We note that Problem 1 is symmetric while Problem 2 is nonsymmetric. The results are listed in Tables 1–2 where x ₁=(0.1,0.1,…,0.1)^T, x ₂=(1,1,…,1)^T, \(x_{3} = (\frac{1}{n},\frac{2}{n},\ldots,1)^{T}\) x ₄=(−10,−10,…,−10)^T, x ₅=(−0.1,−0.1,…,−0.1)^T, x ₆=(−1,−1,…,−1)^T, \(x_{7}=(1-\frac{1}{n},1-\frac{2}{n},\ldots, 0)^{T}\), x ₈=(−0.01,−0.01,…,−0.01)^T, \(x_{9}=(\frac{n}{n-1},\frac{n}{n-1}, \ldots, \frac{n}{n-1})\), \(x_{10}=(\frac{1}{n},\frac{1}{n},\ldots,\frac{1}{n})\), \(x_{11}=(\frac{n}{n+1},\frac{n}{n+1}, \ldots, \frac{n}{n+1})\) and \(x_{12}=(\frac{1}{3},\frac{1}{3},\ldots,\frac{1}{3})\). In Tables 1–2, we report the problem number along with the initial point number (Pro(initial)), the dimension of each test problem (dim), the number of iterations (iter), the number of function evaluations (fun) and the CPU time in seconds (time). We claim that two method fails, and use the symbol ’F’, when some of the following options hold:

1. (a)

   the number of iterations is greater than or equal to 500; or

2. (b)

   the number of backtracking required by the line search along a step is greater than or equal to 20.

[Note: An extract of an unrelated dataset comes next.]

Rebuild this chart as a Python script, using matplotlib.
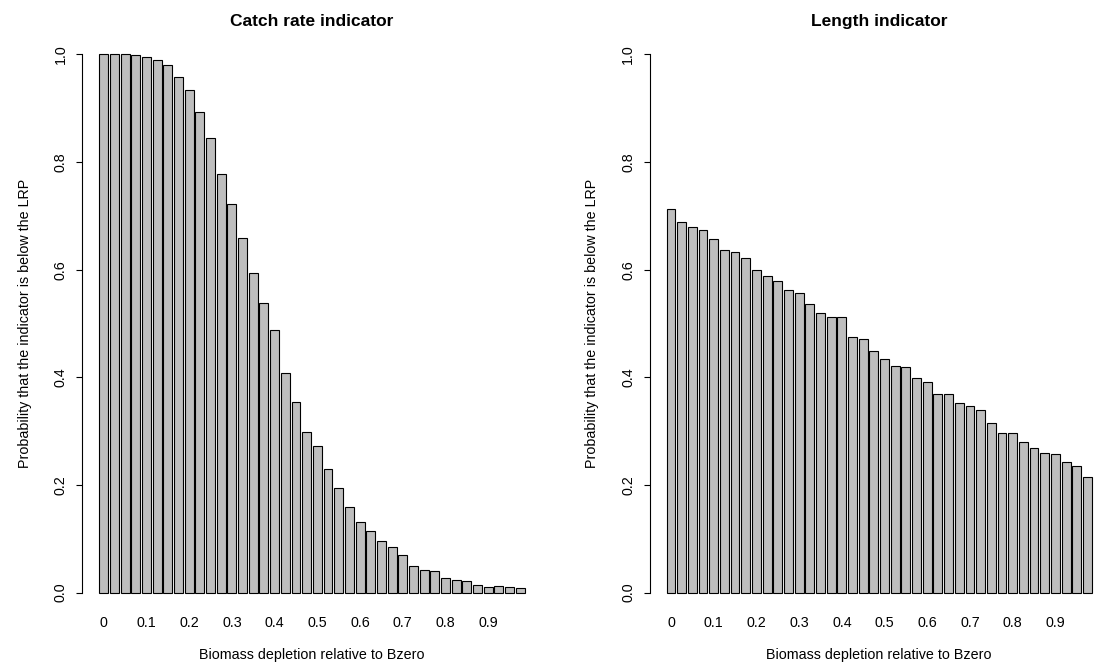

Table 1 Test results for Problem 1

Table 2 Test results for Problem 2

We tested each problem 100 times with the same initial point. The CPU time reported in Tables 1–2 is the average value. In the tables, “method 1” and “method 2” represent Algorithm 2.1 and the BFGS method in [13] respectively.

From Tables 1–2, we observe that method 1 performed much better than method 2 and in most cases the INM method performs best. Simultaneously, during the numerical experiments, it is interesting to note that the step d _k =−F(x _k ) never appeared when k>0 in method 1. In other words, the condition \(d_{k}^{T}F_{k} \leq-\xi\|F_{k}\|^{2}\) was always satisfied.

5 Conclusion

In this paper, we propose an algorithm for solving nonlinear monotone equations, which combines the Broyden method and the hyperplane projection method. Under appropriate conditions, we prove that the proposed method is globally convergent. We also report some numerical results to show efficiency of the proposed method.